La scène est sa meilleure amie. Mais cela fait bien longtemps que ces deux êtres chers ne se sont plus retrouvés. Marion Stenton, comme tant d’autres artistes souffrent depuis plus d’un an. Aujourd’hui, c’est au Théâtre National de Strasbourg, que cette jeune dramaturge a décidé de militer, aux côtés de ses collègues et amis étudiants.

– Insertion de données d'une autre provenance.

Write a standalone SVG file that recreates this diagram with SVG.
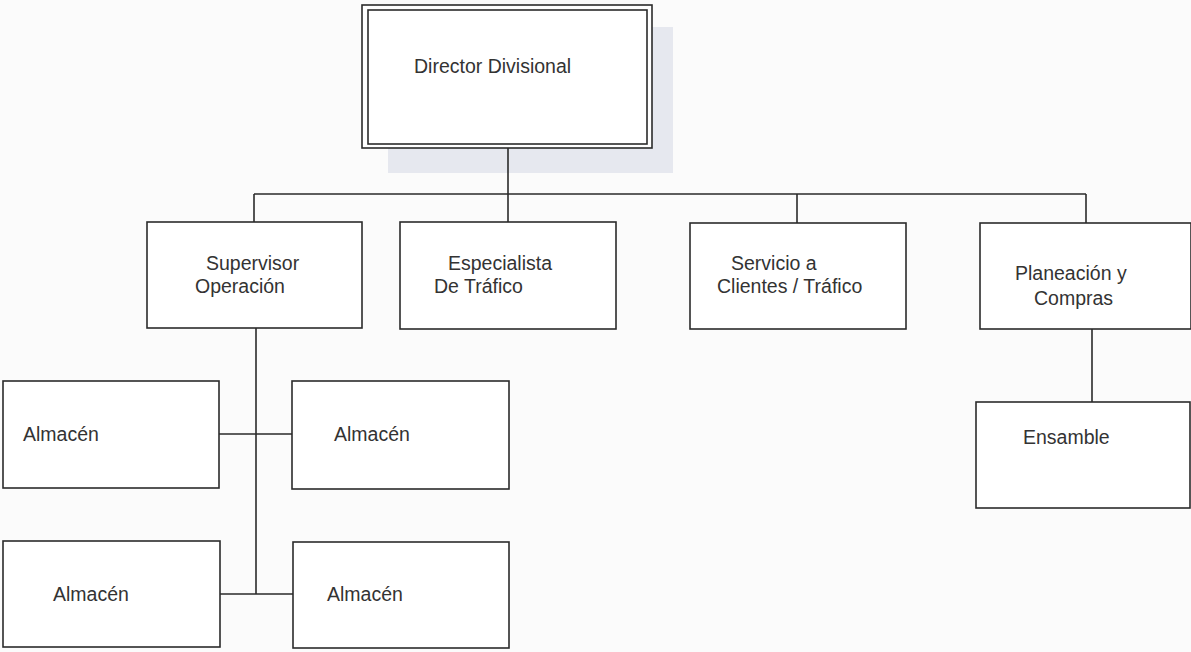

C’est le coeur lourd que Marion, 25 ans, voit son univers s’effondrer. Après être passée par Hypokhâgne, Khâgne et l’École normale supérieure de Paris, c’est en 2019 qu’elle pousse les portes du Théâtre National de Strasbourg. « L’art ça vient de toujours », déclare-t-elle spontanément. Derrière sa frange, la jeune dramaturge souligne que le choix d’être artiste est un parcours très long, semé de sacrifices en tous genres. Elle débute le théâtre très jeune et sait d’emblée que ce sera ça et rien d’autre. Admirative du TNS et des artistes qui y jouent, c’est tout naturellement qu’elle tente le concours du « groupe 46 » (la nouvelle promo) et y pose ses valises, une fois admise. Actuellement, l’étudiante du TNS travaille en tant que dramaturge, une position sans cesse définie en fonction du spectacle. « Malgré tout, le milieu de la culture est menacé depuis un bon bout de temps. On parle souvent des années dorées de la culture mais on sait bien qu’en ce moment tout se dégrade », souligne-t-elle, la gorge nouée.
Un réel militantisme
Les étudiants de l’École supérieure d’art dramatique occupent jour et nuit le Théâtre National de Strasbourg, depuis le 9 mars. Ils veulent la réouverture des lieux de culture et la prolongation de « l’année blanche ». Cette année blanche consiste en l’indemnisation de l’ensemble des intermittents jusqu’au 31 août 2021 pour l’instant. Tout cela sonne comme une évidence pour Marion, qui n’a pas hésité à s’engager pour ce mouvement ; « On n’a jamais voulu diminuer la gravité de la pandémie, on s’est adaptés aux conditions mais aujourd’hui ce n’est plus tenable », justifie l’étudiante en dramaturgie. « On n’est pas en train d’occuper les théâtres pour revendiquer le jeu ou de pouvoir ‘jouer’ mais pour dire qu’on veut tra-vai-ller », appuie-t-elle. Inquiétée par la situation, Marion se veut réaliste et sait pertinemment qu’elle arrivera sur un marché du travail complètement embouteillé pour les actrices.
Une inquiétude quant à la vie humaine
« Qu’est-ce que nous, on peut faire de plus encore alors qu’on s’est toujours adaptés ? », telle est la question qui tourmente Marion depuis des semaines. La sensation de s’habituer aux choses actuelles, sans voir le bout du tunnel lui fait peur. « Quand j’entends des gens me dire qu’il ne faut pas s’inquiéter, moi je ne crois pas du tout à ça. Avoir du courage et de l’espoir ça ne suffit pas toujours », dit-elle, émue. Elle souhaite qu’on arrête de mettre en balance la vie des gens sur des « peut-être ». « On est dans une société où des gens ont décidé de prendre des postes à la direction d’un pays et une de leurs responsabilités est de laisser les gens travailler », soutient-elle. Pour l’étudiante, devoir plaider sa cause comme si elle était coupable est injustifiable. « Va-t-on vraiment accepter de vivre dans une société où on ne se rencontre plus, où on ne se parle plus, où on arrête de penser ? Moi je trouve ça dangereux », conclut la jeune artiste.